Copy all the entries word for word, but omit the pictures.
━━━━━ Source records
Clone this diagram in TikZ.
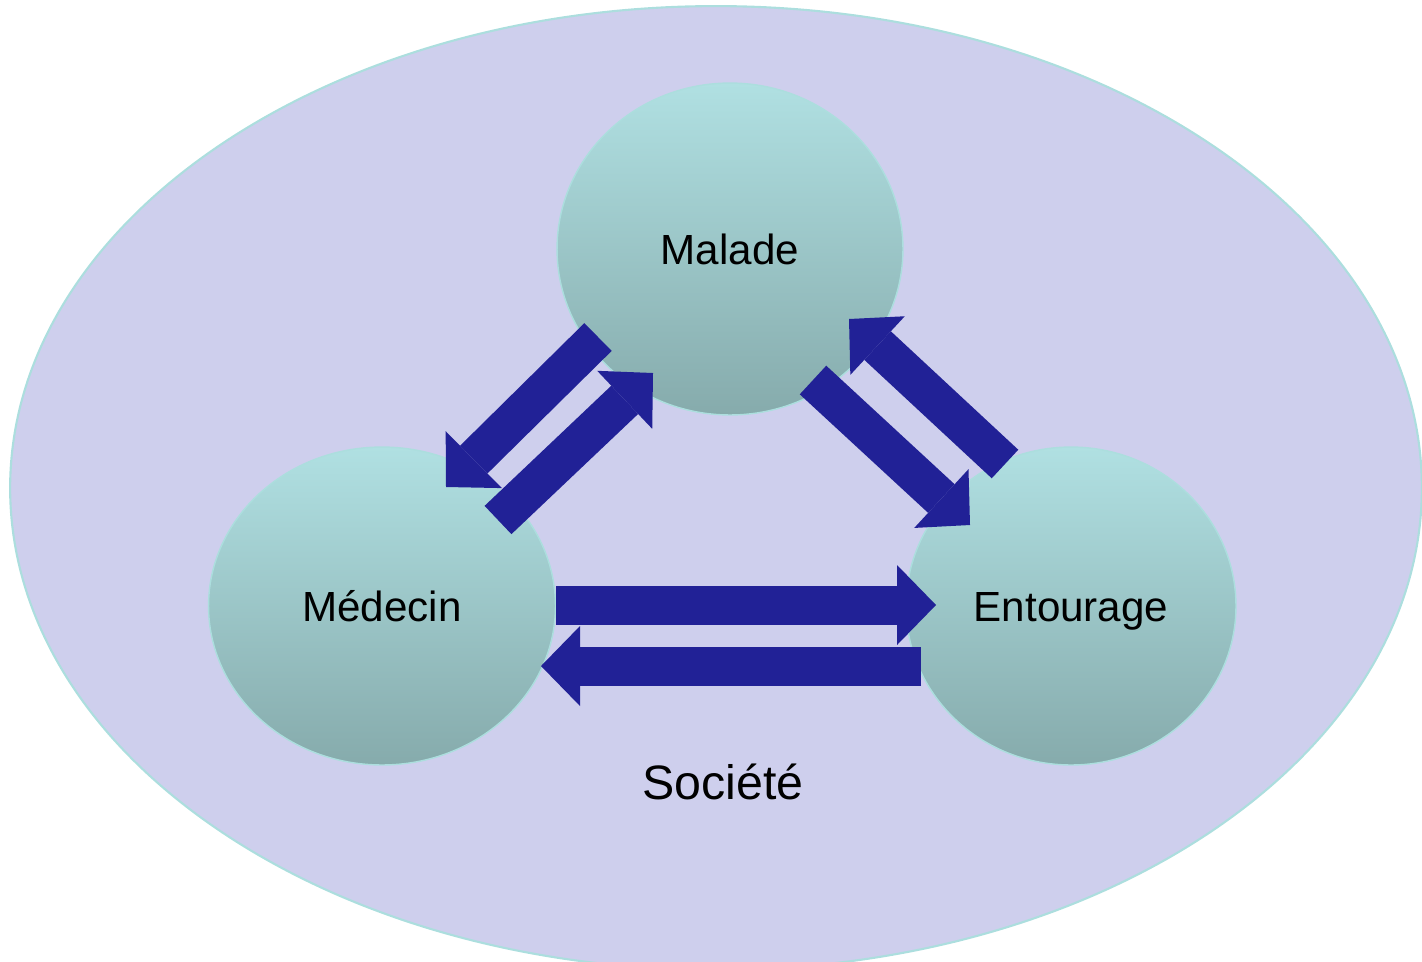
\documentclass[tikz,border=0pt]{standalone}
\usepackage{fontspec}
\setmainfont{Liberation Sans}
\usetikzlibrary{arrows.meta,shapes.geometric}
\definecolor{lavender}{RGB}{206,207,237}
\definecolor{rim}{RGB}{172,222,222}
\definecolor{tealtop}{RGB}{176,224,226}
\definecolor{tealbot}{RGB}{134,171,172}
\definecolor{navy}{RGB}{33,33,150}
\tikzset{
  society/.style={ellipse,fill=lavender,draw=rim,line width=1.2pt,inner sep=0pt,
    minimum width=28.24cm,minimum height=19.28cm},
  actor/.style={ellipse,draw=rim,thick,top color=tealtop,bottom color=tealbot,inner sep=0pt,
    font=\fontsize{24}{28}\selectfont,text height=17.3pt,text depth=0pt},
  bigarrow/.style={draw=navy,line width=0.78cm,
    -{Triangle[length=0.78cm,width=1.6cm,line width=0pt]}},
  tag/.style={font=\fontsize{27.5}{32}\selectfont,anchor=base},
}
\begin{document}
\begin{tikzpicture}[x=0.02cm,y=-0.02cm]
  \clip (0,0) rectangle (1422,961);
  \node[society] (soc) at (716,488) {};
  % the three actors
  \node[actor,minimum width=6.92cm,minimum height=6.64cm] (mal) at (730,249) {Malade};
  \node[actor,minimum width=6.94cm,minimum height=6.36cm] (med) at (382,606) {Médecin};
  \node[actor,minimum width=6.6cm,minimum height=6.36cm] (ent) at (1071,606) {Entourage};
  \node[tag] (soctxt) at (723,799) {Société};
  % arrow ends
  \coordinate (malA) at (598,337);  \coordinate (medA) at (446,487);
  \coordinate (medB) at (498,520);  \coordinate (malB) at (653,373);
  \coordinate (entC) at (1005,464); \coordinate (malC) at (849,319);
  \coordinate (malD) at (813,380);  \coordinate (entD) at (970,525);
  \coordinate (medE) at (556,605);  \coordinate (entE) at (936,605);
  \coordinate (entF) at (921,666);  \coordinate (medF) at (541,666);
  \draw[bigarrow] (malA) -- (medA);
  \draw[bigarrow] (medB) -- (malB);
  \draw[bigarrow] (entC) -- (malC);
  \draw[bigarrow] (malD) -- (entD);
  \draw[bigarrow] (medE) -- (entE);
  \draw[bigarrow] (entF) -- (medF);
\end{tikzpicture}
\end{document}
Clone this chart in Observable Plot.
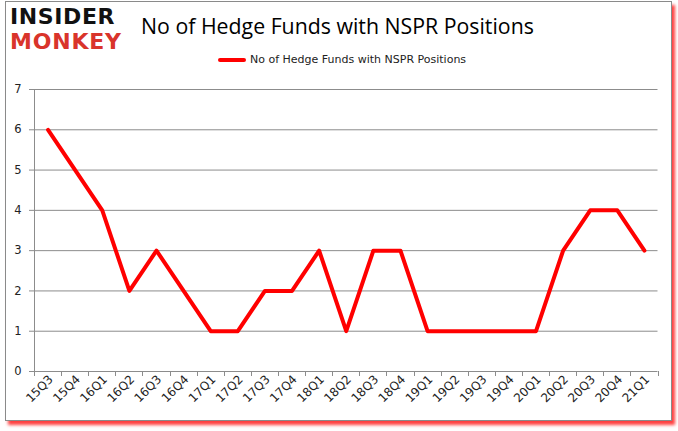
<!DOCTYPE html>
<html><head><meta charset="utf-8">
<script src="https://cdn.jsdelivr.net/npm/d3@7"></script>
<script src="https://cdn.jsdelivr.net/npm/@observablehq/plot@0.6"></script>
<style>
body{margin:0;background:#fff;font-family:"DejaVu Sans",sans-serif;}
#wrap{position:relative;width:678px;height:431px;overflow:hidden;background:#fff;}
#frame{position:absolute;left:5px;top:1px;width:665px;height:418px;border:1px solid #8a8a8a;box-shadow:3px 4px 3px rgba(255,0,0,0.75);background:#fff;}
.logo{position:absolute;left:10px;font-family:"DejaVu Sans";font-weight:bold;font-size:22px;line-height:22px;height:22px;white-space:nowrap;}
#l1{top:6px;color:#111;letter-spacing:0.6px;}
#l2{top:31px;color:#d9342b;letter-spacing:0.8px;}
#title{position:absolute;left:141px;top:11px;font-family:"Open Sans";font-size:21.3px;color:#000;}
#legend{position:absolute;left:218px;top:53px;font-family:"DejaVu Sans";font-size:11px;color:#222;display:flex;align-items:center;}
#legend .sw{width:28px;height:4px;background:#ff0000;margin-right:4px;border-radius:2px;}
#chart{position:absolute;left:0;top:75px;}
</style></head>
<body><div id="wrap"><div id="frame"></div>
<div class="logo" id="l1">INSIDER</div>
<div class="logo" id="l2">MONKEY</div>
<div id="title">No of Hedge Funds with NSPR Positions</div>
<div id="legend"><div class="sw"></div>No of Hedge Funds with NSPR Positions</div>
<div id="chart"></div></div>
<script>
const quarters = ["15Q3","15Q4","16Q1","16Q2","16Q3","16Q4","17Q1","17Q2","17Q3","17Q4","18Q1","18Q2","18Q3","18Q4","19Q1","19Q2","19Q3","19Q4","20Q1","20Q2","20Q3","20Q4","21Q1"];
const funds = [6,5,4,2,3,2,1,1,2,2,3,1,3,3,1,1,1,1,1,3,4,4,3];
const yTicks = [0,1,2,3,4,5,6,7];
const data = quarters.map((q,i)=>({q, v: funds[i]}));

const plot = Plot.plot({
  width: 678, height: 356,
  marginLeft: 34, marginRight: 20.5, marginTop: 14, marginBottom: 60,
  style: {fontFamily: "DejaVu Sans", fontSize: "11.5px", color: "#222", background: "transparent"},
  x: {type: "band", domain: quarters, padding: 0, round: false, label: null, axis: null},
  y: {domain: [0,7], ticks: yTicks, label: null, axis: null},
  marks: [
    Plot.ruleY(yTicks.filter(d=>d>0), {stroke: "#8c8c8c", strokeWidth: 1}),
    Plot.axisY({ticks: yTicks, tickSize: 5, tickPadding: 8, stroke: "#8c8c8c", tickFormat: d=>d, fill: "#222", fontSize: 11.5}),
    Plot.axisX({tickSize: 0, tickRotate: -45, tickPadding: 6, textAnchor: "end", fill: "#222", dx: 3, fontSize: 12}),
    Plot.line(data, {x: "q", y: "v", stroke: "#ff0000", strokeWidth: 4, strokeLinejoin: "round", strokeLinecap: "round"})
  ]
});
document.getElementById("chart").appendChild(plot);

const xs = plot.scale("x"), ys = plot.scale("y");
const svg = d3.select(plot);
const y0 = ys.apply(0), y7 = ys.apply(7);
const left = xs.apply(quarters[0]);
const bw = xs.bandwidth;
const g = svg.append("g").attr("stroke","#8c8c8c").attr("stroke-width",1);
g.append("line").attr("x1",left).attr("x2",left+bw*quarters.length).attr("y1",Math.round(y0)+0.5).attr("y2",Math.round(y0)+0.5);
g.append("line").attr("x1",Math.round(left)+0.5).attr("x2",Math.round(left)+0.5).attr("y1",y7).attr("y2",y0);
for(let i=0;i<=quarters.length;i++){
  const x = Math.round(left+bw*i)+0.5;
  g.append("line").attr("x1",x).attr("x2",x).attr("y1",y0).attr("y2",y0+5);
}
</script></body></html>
━━━━━━━━━━
Solution for this task.
Clone this diagram in TikZ.
\documentclass[tikz,border=0pt]{standalone}
\usepackage{fontspec}
\setmainfont{Liberation Sans}
\usetikzlibrary{arrows.meta,shapes.geometric}
\definecolor{lavender}{RGB}{206,207,237}
\definecolor{rim}{RGB}{172,222,222}
\definecolor{tealtop}{RGB}{176,224,226}
\definecolor{tealbot}{RGB}{134,171,172}
\definecolor{navy}{RGB}{33,33,150}
\tikzset{
  society/.style={ellipse,fill=lavender,draw=rim,line width=1.2pt,inner sep=0pt,
    minimum width=28.24cm,minimum height=19.28cm},
  actor/.style={ellipse,draw=rim,thick,top color=tealtop,bottom color=tealbot,inner sep=0pt,
    font=\fontsize{24}{28}\selectfont,text height=17.3pt,text depth=0pt},
  bigarrow/.style={draw=navy,line width=0.78cm,
    -{Triangle[length=0.78cm,width=1.6cm,line width=0pt]}},
  tag/.style={font=\fontsize{27.5}{32}\selectfont,anchor=base},
}
\begin{document}
\begin{tikzpicture}[x=0.02cm,y=-0.02cm]
  \clip (0,0) rectangle (1422,961);
  \node[society] (soc) at (716,488) {};
  % the three actors
  \node[actor,minimum width=6.92cm,minimum height=6.64cm] (mal) at (730,249) {Malade};
  \node[actor,minimum width=6.94cm,minimum height=6.36cm] (med) at (382,606) {Médecin};
  \node[actor,minimum width=6.6cm,minimum height=6.36cm] (ent) at (1071,606) {Entourage};
  \node[tag] (soctxt) at (723,799) {Société};
  % arrow ends
  \coordinate (malA) at (598,337);  \coordinate (medA) at (446,487);
  \coordinate (medB) at (498,520);  \coordinate (malB) at (653,373);
  \coordinate (entC) at (1005,464); \coordinate (malC) at (849,319);
  \coordinate (malD) at (813,380);  \coordinate (entD) at (970,525);
  \coordinate (medE) at (556,605);  \coordinate (entE) at (936,605);
  \coordinate (entF) at (921,666);  \coordinate (medF) at (541,666);
  \draw[bigarrow] (malA) -- (medA);
  \draw[bigarrow] (medB) -- (malB);
  \draw[bigarrow] (entC) -- (malC);
  \draw[bigarrow] (malD) -- (entD);
  \draw[bigarrow] (medE) -- (entE);
  \draw[bigarrow] (entF) -- (medF);
\end{tikzpicture}
\end{document}
Clone this chart in Observable Plot.
<!DOCTYPE html>
<html><head><meta charset="utf-8">
<script src="https://cdn.jsdelivr.net/npm/d3@7"></script>
<script src="https://cdn.jsdelivr.net/npm/@observablehq/plot@0.6"></script>
<style>
body{margin:0;background:#fff;font-family:"DejaVu Sans",sans-serif;}
#wrap{position:relative;width:678px;height:431px;overflow:hidden;background:#fff;}
#frame{position:absolute;left:5px;top:1px;width:665px;height:418px;border:1px solid #8a8a8a;box-shadow:3px 4px 3px rgba(255,0,0,0.75);background:#fff;}
.logo{position:absolute;left:10px;font-family:"DejaVu Sans";font-weight:bold;font-size:22px;line-height:22px;height:22px;white-space:nowrap;}
#l1{top:6px;color:#111;letter-spacing:0.6px;}
#l2{top:31px;color:#d9342b;letter-spacing:0.8px;}
#title{position:absolute;left:141px;top:11px;font-family:"Open Sans";font-size:21.3px;color:#000;}
#legend{position:absolute;left:218px;top:53px;font-family:"DejaVu Sans";font-size:11px;color:#222;display:flex;align-items:center;}
#legend .sw{width:28px;height:4px;background:#ff0000;margin-right:4px;border-radius:2px;}
#chart{position:absolute;left:0;top:75px;}
</style></head>
<body><div id="wrap"><div id="frame"></div>
<div class="logo" id="l1">INSIDER</div>
<div class="logo" id="l2">MONKEY</div>
<div id="title">No of Hedge Funds with NSPR Positions</div>
<div id="legend"><div class="sw"></div>No of Hedge Funds with NSPR Positions</div>
<div id="chart"></div></div>
<script>
const quarters = ["15Q3","15Q4","16Q1","16Q2","16Q3","16Q4","17Q1","17Q2","17Q3","17Q4","18Q1","18Q2","18Q3","18Q4","19Q1","19Q2","19Q3","19Q4","20Q1","20Q2","20Q3","20Q4","21Q1"];
const funds = [6,5,4,2,3,2,1,1,2,2,3,1,3,3,1,1,1,1,1,3,4,4,3];
const yTicks = [0,1,2,3,4,5,6,7];
const data = quarters.map((q,i)=>({q, v: funds[i]}));

const plot = Plot.plot({
  width: 678, height: 356,
  marginLeft: 34, marginRight: 20.5, marginTop: 14, marginBottom: 60,
  style: {fontFamily: "DejaVu Sans", fontSize: "11.5px", color: "#222", background: "transparent"},
  x: {type: "band", domain: quarters, padding: 0, round: false, label: null, axis: null},
  y: {domain: [0,7], ticks: yTicks, label: null, axis: null},
  marks: [
    Plot.ruleY(yTicks.filter(d=>d>0), {stroke: "#8c8c8c", strokeWidth: 1}),
    Plot.axisY({ticks: yTicks, tickSize: 5, tickPadding: 8, stroke: "#8c8c8c", tickFormat: d=>d, fill: "#222", fontSize: 11.5}),
    Plot.axisX({tickSize: 0, tickRotate: -45, tickPadding: 6, textAnchor: "end", fill: "#222", dx: 3, fontSize: 12}),
    Plot.line(data, {x: "q", y: "v", stroke: "#ff0000", strokeWidth: 4, strokeLinejoin: "round", strokeLinecap: "round"})
  ]
});
document.getElementById("chart").appendChild(plot);

const xs = plot.scale("x"), ys = plot.scale("y");
const svg = d3.select(plot);
const y0 = ys.apply(0), y7 = ys.apply(7);
const left = xs.apply(quarters[0]);
const bw = xs.bandwidth;
const g = svg.append("g").attr("stroke","#8c8c8c").attr("stroke-width",1);
g.append("line").attr("x1",left).attr("x2",left+bw*quarters.length).attr("y1",Math.round(y0)+0.5).attr("y2",Math.round(y0)+0.5);
g.append("line").attr("x1",Math.round(left)+0.5).attr("x2",Math.round(left)+0.5).attr("y1",y7).attr("y2",y0);
for(let i=0;i<=quarters.length;i++){
  const x = Math.round(left+bw*i)+0.5;
  g.append("line").attr("x1",x).attr("x2",x).attr("y1",y0).attr("y2",y0+5);
}
</script></body></html>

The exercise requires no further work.